◆ REQUIRED WORK ◆
Give back exactly the lines from the one with "Recreate this image" through the one with "saturation=1, legend=False, linewidth=0, ax=ax)", inclusive, without the images.

◆ DATA SUPPLIED ◆
::::::
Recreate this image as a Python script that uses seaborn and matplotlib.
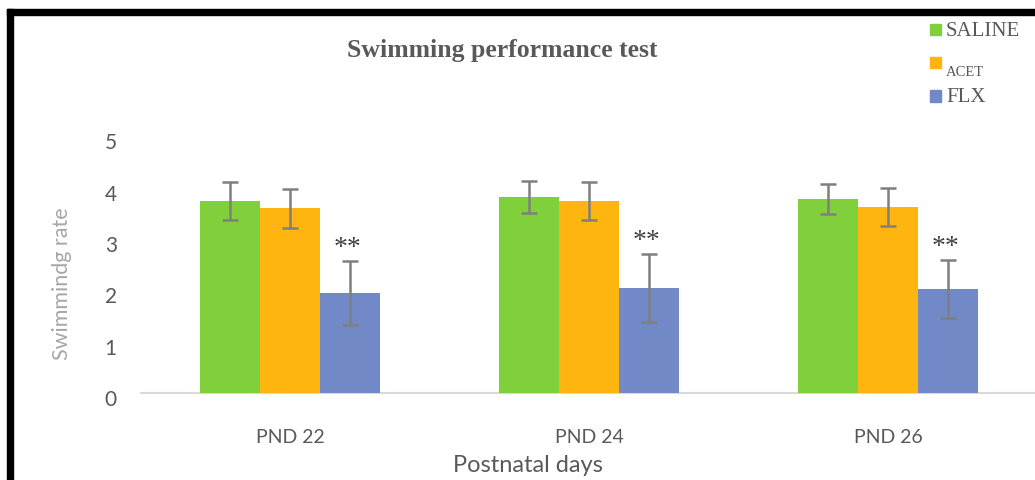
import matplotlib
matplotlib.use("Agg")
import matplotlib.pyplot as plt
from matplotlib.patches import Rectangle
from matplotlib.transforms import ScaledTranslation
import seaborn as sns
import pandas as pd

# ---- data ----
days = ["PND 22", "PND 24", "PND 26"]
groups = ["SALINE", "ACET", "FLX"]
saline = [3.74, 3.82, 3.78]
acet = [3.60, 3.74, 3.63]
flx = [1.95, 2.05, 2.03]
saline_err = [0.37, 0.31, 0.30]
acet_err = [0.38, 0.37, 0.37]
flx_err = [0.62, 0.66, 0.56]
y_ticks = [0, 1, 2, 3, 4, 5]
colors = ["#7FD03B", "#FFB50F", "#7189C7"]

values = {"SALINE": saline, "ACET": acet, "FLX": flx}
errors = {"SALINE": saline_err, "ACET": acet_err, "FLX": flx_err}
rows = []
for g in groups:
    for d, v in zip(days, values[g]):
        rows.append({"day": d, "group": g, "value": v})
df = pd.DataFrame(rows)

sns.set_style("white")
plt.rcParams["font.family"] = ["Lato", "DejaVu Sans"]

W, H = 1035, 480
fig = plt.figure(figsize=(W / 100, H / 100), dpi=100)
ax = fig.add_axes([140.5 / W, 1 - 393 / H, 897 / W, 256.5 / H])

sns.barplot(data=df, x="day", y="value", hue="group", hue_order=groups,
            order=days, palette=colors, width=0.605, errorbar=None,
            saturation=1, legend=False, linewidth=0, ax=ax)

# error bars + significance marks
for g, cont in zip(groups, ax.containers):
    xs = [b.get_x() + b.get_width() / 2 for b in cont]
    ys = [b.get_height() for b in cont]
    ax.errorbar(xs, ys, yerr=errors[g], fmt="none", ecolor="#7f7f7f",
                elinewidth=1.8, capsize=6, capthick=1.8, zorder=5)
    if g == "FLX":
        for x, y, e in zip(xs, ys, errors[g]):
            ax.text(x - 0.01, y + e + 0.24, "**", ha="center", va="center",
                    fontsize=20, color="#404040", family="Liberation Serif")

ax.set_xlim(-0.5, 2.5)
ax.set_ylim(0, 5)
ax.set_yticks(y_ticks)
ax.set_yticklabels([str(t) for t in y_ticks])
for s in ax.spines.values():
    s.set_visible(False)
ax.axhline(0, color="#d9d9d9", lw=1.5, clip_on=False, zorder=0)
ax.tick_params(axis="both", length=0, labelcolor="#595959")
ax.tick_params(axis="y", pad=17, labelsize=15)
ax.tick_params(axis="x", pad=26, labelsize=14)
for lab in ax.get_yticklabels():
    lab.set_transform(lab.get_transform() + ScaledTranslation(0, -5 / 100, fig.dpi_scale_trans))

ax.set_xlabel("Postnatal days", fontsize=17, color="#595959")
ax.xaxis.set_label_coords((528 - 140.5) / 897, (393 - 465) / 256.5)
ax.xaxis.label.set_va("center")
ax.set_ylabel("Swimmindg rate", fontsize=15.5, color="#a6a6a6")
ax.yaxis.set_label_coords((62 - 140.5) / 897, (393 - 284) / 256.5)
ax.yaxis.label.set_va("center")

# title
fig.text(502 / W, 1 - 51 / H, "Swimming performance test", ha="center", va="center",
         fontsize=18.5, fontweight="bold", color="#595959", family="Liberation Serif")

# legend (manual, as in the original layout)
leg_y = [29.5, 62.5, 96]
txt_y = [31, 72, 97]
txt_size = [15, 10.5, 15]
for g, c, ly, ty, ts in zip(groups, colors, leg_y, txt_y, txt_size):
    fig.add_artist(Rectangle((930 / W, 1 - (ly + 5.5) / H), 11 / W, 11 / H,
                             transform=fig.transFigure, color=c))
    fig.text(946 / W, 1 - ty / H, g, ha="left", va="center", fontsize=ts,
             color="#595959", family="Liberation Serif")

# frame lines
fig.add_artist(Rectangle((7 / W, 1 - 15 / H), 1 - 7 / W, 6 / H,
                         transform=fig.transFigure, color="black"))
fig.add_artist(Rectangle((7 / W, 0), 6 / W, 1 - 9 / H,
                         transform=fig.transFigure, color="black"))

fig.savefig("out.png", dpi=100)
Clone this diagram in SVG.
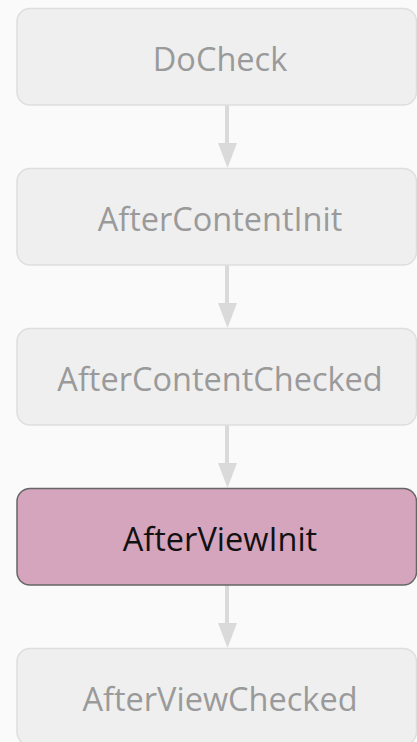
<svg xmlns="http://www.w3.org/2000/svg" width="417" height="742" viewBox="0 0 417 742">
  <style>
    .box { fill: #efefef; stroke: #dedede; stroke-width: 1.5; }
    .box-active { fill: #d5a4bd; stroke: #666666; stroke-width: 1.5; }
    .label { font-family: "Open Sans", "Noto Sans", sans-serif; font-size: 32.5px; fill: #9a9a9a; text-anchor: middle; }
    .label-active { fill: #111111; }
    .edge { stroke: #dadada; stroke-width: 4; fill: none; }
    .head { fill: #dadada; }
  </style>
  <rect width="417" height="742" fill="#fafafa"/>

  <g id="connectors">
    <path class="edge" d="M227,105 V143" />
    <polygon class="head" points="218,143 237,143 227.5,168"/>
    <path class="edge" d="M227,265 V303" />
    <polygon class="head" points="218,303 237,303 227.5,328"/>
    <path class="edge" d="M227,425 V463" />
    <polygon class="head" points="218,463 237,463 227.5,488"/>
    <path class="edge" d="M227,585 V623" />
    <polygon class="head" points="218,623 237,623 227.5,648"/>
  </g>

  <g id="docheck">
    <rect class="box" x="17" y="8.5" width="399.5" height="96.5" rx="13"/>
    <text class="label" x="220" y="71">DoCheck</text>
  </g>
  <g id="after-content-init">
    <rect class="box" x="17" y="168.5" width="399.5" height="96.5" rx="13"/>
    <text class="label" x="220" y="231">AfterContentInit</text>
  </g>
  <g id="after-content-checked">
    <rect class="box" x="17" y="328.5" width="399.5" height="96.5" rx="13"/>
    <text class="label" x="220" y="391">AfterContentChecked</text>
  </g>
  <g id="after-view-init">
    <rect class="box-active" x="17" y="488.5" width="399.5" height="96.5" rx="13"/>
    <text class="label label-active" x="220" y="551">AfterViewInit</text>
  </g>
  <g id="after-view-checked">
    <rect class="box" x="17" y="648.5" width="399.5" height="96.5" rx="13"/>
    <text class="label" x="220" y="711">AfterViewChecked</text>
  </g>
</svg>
::::::
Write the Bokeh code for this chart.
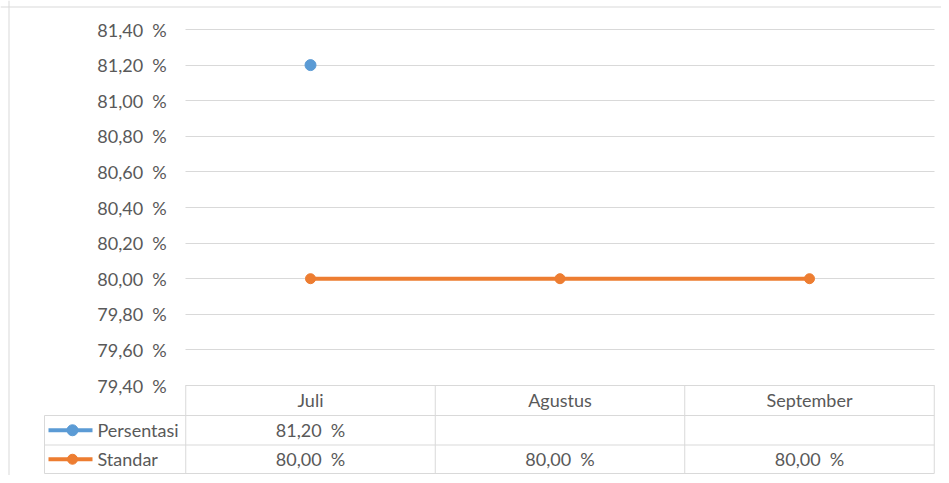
::::::
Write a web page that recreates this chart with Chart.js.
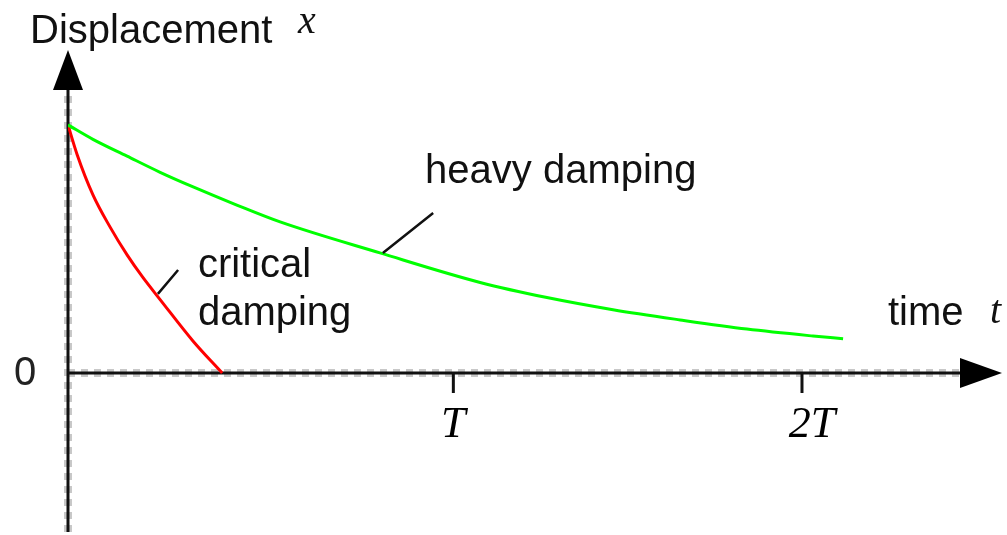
::::::
◆ FULL ANSWER ◆
Recreate this image as a Python script that uses seaborn and matplotlib.
import matplotlib
matplotlib.use("Agg")
import matplotlib.pyplot as plt
from matplotlib.patches import Rectangle
from matplotlib.transforms import ScaledTranslation
import seaborn as sns
import pandas as pd

# ---- data ----
days = ["PND 22", "PND 24", "PND 26"]
groups = ["SALINE", "ACET", "FLX"]
saline = [3.74, 3.82, 3.78]
acet = [3.60, 3.74, 3.63]
flx = [1.95, 2.05, 2.03]
saline_err = [0.37, 0.31, 0.30]
acet_err = [0.38, 0.37, 0.37]
flx_err = [0.62, 0.66, 0.56]
y_ticks = [0, 1, 2, 3, 4, 5]
colors = ["#7FD03B", "#FFB50F", "#7189C7"]

values = {"SALINE": saline, "ACET": acet, "FLX": flx}
errors = {"SALINE": saline_err, "ACET": acet_err, "FLX": flx_err}
rows = []
for g in groups:
    for d, v in zip(days, values[g]):
        rows.append({"day": d, "group": g, "value": v})
df = pd.DataFrame(rows)

sns.set_style("white")
plt.rcParams["font.family"] = ["Lato", "DejaVu Sans"]

W, H = 1035, 480
fig = plt.figure(figsize=(W / 100, H / 100), dpi=100)
ax = fig.add_axes([140.5 / W, 1 - 393 / H, 897 / W, 256.5 / H])

sns.barplot(data=df, x="day", y="value", hue="group", hue_order=groups,
            order=days, palette=colors, width=0.605, errorbar=None,
            saturation=1, legend=False, linewidth=0, ax=ax)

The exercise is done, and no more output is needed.